A transfer medium according to claim 1, wherein the curing agent is selected from isocyanate-, urea-, melamine-, aldehyde- and vinyl sulfone-type curing agents.
A transfer medium according to claim 3, wherein the isocyanate type curing agent is selected from hexamethylene diisocyanate, 2,4-tolylene diisocyanate, 2,6-tolylene diisocyanate, xylene diisocyanate, isophorone diisocyanate, 4,4-diphenylmethane diisocyanate and triphenylmethane triisocyanate.
A transfer medium according to claim 3, wherein the urea type curing agent is selected from dimethylolurea, dimethylolethyleneurea, dimethylolpropyleneurea, tetramethylolacetyleneurea and 4-methoxy-5-dimethylpropyleneurea dimethylol.

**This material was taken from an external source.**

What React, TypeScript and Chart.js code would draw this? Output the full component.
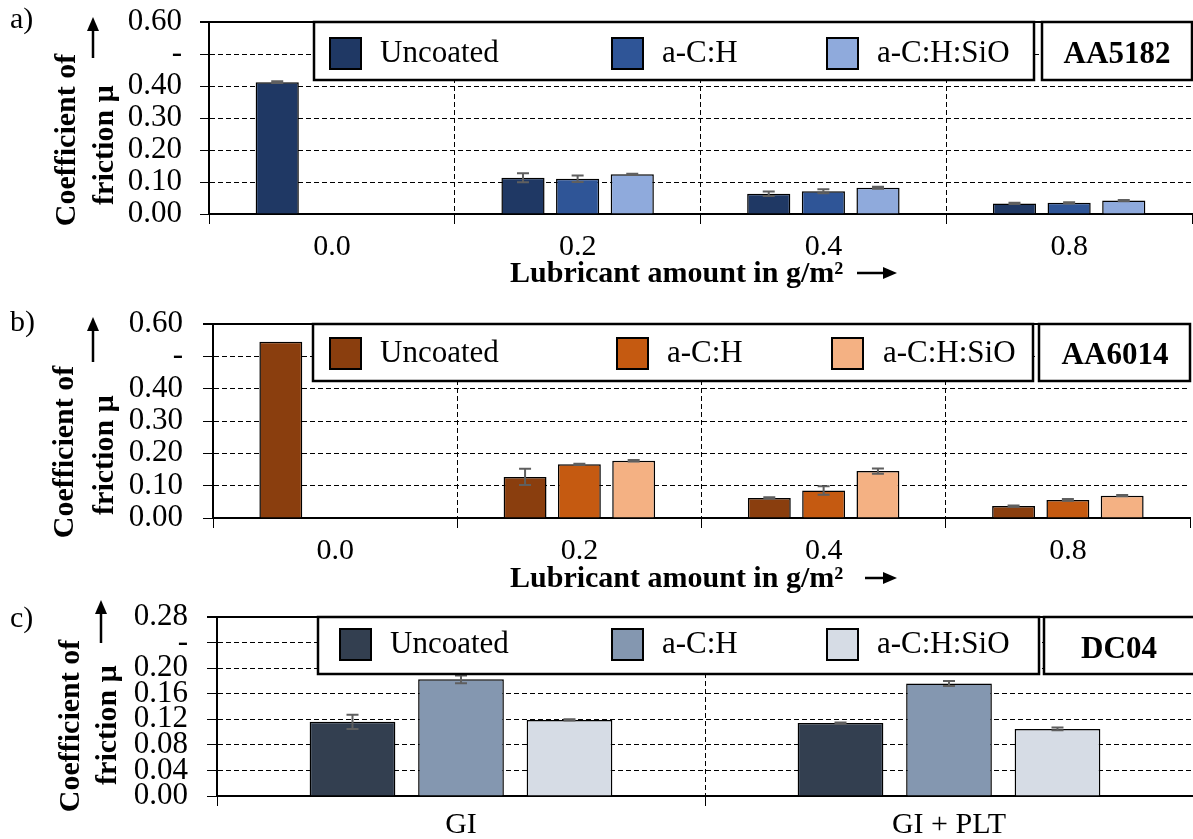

A transfer medium according to claim 3, wherein the melamine type curing agent is selected from compounds etherified by allowing monomethylolmelamine, dimethylolmelamine, trimethylolmelamine, tetramethylolmelamine, pentamethylolmelamine or hexamethylolmelamine to react with methyl alcohol, ethyl alcohol or isopropyl alcohol.
A transfer medium according to claim 3, wherein the vinyl sulfone type curing agent is selected from N,N'-methylene-bis(vinylsulfonylacetamido)ethane and N,N'-ethylene-bis(vinylsulfonylacetamido)ethane.
A transfer medium according to any one of claims 1 to 7, wherein the first resin is selected from acrylic, amino, cellulose, epoxy, phenol, polyester and urethane resins.
A transfer medium according to claim 8, wherein the acrylic resin is selected from polyacrylamide, polymethyl methacrylate, polybutyl methacrylate, polymethyl acrylate, polybutyl acrylate, polystyrene-2-acrylonitrile, acrylonitrile-vinyl acetate copolymer, acrylonitrile-vinyl chloride copolymer, acrylonitrile-styrene copolymer, acrylonitrile-vinylidene chloride copolymer, acrylonitrile-vinylpyridine copolymer, acrylonitrile-methyl methacrylate copolymer and acrylonitrile-butyl acrylate copolymer.
A transfer medium according to any one of claims 1 to 9, wherein the second resin is selected from resins that do not react chemically with the curing agent or the first resin; resins that react with the curing agent to inhibit its reaction with the first resin; and resins that react with the first resin to inhibit its reaction with the curing agent.
A transfer medium according to claim 10, wherein the second resin is selected from polyvinyl chloride type resin, olefin type resin, epoxy resin, styrene resin, acrylic resin, cellulose resin and polyvinyl alcohol resin.
A transfer medium according to any one of claims 1 to 11, wherein the weight ratio of the curing agent to the first curable resin is 1:10 to 2:1.
A transfer medium according to any one of claims 1 to 12, wherein the weight ratio of the curing agent to the second resin is 1:10 to 10:1.
A transfer medium according to any one of claims 1 to 13, wherein the weight ratio of the first curable resin to the second resin is 2:5 to 5:1.
A transfer medium according to any one of claims 1 to 14, wherein the weight ratio of the curing agent, the first curable resin and the second resin is 1:10:25 to 10:5:1.